**TASK INSTRUCTIONS:** Every line from the start of the records through the line with "plt.rcParams['font.family'] = ['DejaVu Sans']" is to be written out exactly; pictures are not.

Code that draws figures
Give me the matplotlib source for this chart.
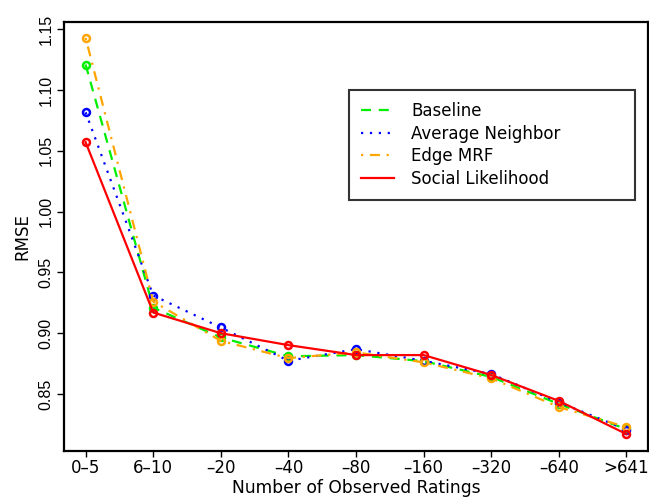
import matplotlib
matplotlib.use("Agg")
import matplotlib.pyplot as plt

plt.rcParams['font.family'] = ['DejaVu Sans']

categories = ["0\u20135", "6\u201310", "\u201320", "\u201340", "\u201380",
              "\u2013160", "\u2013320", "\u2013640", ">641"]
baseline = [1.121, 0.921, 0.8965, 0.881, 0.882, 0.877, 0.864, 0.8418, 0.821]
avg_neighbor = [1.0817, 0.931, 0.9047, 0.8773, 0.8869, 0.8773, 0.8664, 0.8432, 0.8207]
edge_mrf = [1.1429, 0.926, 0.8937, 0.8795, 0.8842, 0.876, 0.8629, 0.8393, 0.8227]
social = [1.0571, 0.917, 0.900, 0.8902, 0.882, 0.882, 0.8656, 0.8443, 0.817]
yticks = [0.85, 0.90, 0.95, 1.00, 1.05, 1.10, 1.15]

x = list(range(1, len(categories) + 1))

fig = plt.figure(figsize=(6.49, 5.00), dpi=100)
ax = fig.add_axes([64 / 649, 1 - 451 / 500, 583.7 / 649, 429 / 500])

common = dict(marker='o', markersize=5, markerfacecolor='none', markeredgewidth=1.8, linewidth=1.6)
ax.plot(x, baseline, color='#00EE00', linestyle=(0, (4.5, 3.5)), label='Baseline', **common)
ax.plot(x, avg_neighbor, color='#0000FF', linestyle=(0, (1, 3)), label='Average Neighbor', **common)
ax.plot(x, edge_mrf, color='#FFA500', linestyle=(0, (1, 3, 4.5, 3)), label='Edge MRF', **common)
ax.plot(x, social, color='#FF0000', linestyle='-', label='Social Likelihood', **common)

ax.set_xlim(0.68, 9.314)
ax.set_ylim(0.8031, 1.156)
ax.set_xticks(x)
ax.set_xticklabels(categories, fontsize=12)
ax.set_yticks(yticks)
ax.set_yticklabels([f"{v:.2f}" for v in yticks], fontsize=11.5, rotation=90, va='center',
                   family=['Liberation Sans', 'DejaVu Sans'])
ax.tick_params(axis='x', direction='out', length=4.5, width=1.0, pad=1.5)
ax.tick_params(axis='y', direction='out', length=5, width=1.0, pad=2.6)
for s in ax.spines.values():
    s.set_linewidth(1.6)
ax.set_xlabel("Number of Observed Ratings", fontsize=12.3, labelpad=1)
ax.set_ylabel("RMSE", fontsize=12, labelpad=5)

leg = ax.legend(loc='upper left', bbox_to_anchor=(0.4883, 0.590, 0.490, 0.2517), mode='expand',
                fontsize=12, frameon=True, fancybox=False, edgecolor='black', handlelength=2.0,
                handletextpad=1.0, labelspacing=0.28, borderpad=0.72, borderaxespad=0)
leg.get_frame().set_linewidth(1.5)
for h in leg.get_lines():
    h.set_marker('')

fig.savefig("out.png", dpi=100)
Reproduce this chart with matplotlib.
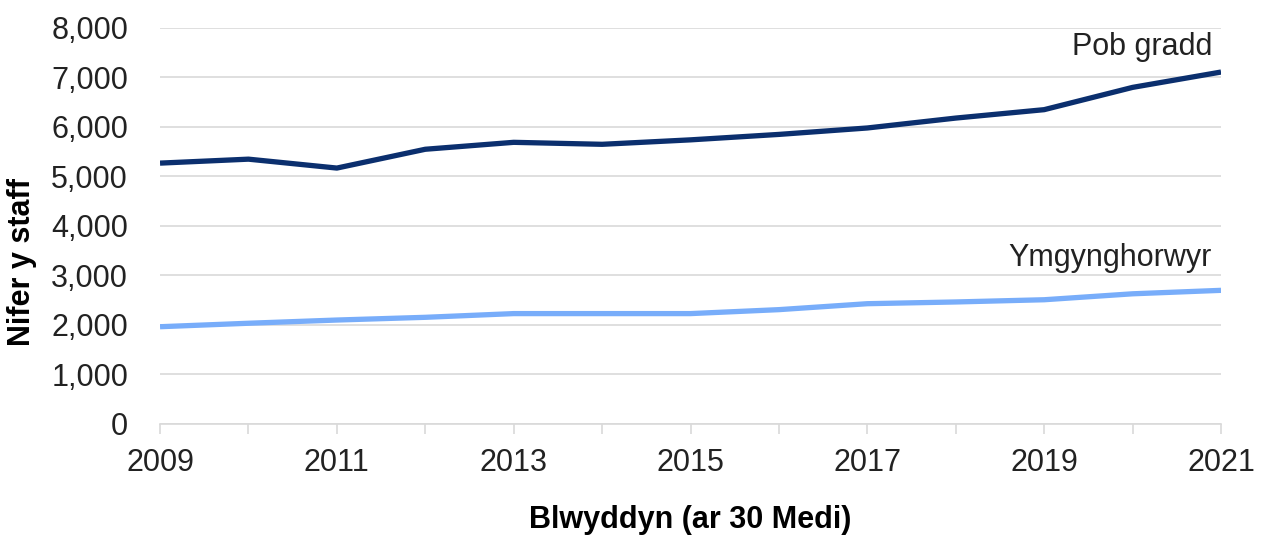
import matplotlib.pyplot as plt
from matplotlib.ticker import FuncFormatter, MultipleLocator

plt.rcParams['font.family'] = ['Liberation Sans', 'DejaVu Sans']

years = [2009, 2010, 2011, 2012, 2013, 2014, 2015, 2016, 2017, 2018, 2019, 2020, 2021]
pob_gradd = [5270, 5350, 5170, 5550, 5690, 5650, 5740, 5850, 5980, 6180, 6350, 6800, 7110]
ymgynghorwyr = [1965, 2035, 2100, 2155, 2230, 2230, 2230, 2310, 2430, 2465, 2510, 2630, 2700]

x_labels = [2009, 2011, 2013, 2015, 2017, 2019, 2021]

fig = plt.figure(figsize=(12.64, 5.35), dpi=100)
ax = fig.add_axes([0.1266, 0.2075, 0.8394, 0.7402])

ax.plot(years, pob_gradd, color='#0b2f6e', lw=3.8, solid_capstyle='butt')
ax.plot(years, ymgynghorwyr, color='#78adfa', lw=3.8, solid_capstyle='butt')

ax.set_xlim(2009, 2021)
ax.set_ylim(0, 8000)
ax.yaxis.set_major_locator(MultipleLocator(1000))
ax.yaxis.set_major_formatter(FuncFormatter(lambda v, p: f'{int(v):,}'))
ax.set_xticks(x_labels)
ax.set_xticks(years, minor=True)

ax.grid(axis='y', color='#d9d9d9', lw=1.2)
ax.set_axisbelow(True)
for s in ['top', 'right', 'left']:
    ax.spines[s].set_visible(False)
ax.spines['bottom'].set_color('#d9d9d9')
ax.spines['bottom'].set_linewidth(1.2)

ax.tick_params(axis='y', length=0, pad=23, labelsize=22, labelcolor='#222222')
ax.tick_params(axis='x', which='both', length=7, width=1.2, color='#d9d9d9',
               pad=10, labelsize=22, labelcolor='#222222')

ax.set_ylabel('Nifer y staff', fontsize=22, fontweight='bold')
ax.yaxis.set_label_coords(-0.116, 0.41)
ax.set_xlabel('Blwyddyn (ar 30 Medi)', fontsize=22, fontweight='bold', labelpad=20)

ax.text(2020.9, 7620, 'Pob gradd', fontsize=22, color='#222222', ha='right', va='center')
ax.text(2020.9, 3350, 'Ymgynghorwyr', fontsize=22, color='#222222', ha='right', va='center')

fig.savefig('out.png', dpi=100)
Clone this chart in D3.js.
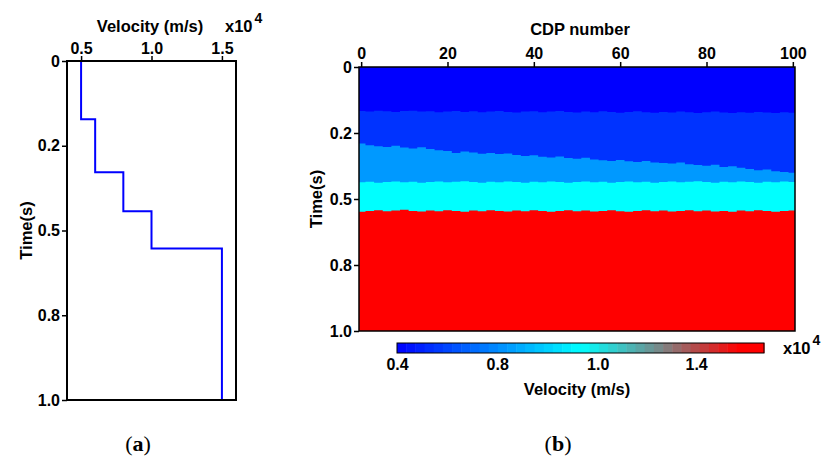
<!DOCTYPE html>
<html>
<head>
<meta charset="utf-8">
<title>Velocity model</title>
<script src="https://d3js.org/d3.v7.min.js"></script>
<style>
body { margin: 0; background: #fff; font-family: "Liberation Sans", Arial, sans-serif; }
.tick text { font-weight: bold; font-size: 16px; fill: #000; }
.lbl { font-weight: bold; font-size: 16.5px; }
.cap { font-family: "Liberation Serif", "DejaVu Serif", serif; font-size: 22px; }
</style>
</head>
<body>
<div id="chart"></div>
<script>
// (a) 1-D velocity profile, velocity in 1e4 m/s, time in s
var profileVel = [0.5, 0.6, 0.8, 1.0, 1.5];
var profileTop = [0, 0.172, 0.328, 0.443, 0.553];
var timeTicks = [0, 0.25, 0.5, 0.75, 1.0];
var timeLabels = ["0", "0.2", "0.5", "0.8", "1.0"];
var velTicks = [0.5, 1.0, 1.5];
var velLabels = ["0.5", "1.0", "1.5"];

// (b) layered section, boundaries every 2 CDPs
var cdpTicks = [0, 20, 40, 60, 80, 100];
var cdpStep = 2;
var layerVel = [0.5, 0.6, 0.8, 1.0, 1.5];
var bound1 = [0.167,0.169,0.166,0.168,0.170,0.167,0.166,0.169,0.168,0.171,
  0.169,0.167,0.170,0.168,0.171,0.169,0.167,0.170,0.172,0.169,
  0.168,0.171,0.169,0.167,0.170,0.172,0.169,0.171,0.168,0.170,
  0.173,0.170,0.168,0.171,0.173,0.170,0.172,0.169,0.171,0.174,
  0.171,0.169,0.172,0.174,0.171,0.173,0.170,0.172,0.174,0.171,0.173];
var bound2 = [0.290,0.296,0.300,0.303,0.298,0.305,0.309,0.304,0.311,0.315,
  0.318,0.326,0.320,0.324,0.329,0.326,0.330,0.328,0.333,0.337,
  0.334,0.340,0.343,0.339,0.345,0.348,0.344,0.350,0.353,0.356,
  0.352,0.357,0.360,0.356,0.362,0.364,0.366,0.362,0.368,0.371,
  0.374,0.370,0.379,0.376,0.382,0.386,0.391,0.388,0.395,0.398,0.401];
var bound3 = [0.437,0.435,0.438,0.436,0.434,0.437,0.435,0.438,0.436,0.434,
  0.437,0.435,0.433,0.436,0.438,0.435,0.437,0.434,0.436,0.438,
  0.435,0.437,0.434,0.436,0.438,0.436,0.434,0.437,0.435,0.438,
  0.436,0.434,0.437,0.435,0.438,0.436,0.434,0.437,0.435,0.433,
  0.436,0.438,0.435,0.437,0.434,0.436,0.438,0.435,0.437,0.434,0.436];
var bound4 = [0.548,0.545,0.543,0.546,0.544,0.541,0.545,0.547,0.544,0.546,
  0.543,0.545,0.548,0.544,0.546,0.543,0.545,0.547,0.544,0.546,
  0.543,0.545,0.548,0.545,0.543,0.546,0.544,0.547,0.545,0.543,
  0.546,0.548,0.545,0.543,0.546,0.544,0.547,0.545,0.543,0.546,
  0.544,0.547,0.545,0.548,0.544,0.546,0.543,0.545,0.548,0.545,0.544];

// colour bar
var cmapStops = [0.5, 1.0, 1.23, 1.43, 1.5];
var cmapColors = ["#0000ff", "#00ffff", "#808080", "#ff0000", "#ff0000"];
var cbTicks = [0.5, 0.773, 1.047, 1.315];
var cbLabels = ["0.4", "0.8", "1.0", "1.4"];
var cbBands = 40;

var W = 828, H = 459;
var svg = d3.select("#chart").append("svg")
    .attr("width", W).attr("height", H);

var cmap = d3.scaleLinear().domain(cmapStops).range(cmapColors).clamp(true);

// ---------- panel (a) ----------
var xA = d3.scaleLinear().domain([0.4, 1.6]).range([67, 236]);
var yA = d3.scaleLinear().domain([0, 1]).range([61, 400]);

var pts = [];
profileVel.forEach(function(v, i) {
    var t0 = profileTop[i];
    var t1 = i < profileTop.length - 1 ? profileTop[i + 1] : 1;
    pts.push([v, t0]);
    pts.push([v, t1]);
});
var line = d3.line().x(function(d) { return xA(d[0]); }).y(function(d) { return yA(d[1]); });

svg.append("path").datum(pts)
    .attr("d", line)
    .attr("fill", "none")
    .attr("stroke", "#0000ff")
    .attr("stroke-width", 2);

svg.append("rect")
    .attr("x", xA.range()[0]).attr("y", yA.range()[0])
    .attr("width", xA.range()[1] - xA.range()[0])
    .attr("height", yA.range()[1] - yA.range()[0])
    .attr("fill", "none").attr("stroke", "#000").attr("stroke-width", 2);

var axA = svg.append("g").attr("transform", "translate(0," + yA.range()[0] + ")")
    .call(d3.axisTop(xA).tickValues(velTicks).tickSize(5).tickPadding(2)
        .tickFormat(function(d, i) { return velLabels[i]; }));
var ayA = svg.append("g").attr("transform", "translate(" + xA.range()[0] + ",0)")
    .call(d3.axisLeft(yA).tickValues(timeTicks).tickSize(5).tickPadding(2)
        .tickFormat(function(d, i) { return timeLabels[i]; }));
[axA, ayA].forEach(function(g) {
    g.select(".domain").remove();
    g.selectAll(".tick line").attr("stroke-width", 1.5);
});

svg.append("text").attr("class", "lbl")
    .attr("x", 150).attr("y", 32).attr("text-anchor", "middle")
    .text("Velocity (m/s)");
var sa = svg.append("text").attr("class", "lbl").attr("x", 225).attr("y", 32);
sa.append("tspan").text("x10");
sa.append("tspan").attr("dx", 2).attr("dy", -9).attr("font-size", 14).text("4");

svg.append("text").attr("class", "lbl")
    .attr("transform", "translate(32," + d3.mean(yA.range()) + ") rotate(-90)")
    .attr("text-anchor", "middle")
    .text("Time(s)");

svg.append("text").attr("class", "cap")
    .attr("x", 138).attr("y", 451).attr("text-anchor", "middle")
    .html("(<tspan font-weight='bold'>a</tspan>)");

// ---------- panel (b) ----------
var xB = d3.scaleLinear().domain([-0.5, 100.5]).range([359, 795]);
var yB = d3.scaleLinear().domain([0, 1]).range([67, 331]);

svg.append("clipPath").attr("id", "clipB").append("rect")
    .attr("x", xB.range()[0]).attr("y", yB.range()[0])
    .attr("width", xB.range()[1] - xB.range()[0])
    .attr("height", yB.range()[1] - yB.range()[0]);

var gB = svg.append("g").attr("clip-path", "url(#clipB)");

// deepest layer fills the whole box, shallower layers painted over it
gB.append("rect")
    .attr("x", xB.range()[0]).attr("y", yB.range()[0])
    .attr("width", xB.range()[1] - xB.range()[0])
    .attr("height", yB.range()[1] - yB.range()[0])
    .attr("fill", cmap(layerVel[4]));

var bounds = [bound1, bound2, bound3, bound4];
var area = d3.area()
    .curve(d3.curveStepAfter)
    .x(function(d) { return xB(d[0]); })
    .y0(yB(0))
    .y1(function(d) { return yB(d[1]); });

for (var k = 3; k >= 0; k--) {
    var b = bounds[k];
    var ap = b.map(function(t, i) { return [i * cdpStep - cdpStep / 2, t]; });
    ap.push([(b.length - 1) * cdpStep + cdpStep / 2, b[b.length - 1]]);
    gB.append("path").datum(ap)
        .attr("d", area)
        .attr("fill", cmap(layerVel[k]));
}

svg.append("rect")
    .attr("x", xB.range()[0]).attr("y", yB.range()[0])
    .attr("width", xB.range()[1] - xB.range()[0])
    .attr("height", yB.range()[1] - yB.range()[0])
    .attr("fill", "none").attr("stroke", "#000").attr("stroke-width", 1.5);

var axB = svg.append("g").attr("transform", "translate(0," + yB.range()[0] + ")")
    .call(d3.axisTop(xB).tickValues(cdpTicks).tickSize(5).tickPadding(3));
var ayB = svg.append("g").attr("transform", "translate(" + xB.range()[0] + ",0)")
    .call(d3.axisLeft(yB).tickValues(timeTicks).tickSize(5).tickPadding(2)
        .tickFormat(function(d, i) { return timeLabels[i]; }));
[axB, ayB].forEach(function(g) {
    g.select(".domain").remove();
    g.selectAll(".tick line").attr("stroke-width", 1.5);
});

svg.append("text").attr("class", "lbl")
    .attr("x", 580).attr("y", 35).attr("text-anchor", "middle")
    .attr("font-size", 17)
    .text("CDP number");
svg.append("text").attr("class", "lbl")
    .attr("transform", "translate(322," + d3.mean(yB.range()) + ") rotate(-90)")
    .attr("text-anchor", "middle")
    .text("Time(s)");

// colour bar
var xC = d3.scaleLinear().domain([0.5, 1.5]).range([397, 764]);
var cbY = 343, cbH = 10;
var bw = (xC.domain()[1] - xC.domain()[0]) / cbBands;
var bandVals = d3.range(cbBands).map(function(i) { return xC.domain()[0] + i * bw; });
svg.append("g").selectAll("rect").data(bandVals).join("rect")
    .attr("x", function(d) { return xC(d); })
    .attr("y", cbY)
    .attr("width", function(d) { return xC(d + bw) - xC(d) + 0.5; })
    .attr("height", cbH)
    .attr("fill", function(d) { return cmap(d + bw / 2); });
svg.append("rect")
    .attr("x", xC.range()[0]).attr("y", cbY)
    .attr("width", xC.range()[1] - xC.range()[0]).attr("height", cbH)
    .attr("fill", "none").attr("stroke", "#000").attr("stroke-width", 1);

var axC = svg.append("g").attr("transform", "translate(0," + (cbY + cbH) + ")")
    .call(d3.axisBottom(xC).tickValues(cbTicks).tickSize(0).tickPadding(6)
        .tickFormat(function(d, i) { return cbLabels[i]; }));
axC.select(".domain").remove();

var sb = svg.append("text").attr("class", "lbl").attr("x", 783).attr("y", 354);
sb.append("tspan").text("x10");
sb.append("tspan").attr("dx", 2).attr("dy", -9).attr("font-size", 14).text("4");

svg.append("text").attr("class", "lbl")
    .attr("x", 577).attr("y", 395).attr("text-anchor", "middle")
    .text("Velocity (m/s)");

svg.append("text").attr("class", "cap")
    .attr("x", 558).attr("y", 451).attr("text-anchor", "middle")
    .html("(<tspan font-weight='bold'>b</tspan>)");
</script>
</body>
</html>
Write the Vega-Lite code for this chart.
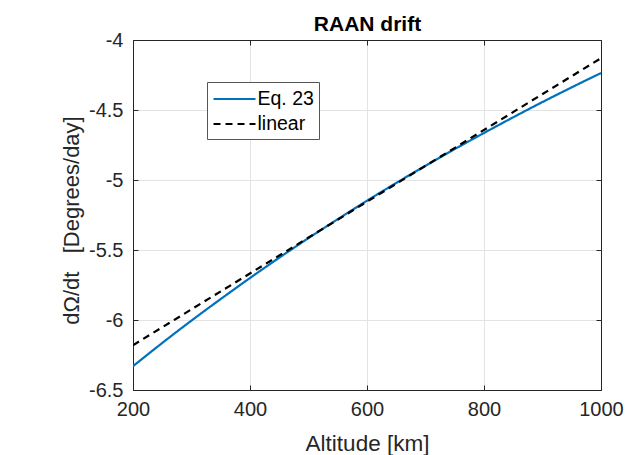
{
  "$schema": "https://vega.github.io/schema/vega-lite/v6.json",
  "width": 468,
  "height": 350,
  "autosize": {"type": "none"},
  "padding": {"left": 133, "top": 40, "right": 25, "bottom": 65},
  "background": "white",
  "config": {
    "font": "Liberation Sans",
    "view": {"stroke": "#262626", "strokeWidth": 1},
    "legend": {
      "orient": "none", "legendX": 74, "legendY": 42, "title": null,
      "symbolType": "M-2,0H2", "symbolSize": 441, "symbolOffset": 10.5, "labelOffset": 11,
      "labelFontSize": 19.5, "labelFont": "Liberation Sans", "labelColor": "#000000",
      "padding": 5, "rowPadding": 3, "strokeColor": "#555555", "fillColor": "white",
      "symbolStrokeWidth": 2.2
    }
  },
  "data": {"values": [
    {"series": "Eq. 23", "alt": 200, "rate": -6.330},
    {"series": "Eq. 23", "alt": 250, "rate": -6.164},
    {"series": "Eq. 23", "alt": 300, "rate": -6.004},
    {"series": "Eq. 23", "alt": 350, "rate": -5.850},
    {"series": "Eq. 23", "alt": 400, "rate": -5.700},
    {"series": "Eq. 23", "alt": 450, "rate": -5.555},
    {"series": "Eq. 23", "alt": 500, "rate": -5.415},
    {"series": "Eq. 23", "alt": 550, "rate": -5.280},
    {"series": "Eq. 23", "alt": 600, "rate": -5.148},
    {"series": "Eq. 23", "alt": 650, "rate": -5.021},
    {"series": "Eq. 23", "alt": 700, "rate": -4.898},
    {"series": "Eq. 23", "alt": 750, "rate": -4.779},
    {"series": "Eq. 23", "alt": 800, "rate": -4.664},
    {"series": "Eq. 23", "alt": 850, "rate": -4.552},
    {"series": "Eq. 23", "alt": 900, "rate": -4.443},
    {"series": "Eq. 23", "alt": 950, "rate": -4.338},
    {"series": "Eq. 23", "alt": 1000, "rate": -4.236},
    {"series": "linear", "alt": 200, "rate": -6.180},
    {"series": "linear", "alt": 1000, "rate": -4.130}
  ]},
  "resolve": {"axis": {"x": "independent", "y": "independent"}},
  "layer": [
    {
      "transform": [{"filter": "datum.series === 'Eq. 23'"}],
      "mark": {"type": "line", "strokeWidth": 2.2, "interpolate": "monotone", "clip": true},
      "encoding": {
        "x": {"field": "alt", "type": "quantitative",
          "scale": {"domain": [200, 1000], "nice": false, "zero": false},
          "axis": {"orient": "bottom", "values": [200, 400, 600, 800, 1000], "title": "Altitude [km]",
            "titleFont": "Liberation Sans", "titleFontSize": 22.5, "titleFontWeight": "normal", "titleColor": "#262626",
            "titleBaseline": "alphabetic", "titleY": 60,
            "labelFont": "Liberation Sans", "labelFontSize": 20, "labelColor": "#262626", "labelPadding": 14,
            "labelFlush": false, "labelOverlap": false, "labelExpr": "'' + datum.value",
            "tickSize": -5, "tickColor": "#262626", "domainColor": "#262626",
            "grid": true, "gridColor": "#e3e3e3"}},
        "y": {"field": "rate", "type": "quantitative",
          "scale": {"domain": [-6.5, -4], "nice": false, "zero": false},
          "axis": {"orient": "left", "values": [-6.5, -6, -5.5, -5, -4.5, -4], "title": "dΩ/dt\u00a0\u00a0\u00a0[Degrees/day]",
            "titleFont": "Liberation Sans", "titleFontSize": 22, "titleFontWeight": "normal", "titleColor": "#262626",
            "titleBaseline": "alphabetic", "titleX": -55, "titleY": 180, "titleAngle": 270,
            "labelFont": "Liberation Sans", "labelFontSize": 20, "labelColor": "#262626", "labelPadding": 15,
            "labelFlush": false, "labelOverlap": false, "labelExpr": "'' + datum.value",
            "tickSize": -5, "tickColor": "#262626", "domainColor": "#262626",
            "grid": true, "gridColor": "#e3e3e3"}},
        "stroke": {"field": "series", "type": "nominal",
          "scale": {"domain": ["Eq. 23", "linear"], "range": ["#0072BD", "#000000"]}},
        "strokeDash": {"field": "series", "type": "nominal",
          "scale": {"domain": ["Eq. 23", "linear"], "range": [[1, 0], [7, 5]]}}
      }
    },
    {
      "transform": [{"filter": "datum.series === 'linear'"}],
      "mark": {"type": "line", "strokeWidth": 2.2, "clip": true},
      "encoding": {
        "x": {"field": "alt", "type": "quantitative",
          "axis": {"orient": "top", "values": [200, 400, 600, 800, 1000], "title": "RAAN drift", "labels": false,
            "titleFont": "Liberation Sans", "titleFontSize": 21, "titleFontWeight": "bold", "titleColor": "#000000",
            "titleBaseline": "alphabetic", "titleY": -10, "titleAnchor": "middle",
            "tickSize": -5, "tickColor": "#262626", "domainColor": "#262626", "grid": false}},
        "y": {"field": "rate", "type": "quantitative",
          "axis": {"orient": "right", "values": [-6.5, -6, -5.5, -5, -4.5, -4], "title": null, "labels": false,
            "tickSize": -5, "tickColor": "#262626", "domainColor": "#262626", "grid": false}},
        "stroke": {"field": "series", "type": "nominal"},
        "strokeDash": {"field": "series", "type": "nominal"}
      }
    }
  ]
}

**SOLUTION FOR THIS PROBLEM:**
Give me the matplotlib source for this chart.
import matplotlib
matplotlib.use("Agg")
import matplotlib.pyplot as plt

plt.rcParams['font.family'] = ['DejaVu Sans']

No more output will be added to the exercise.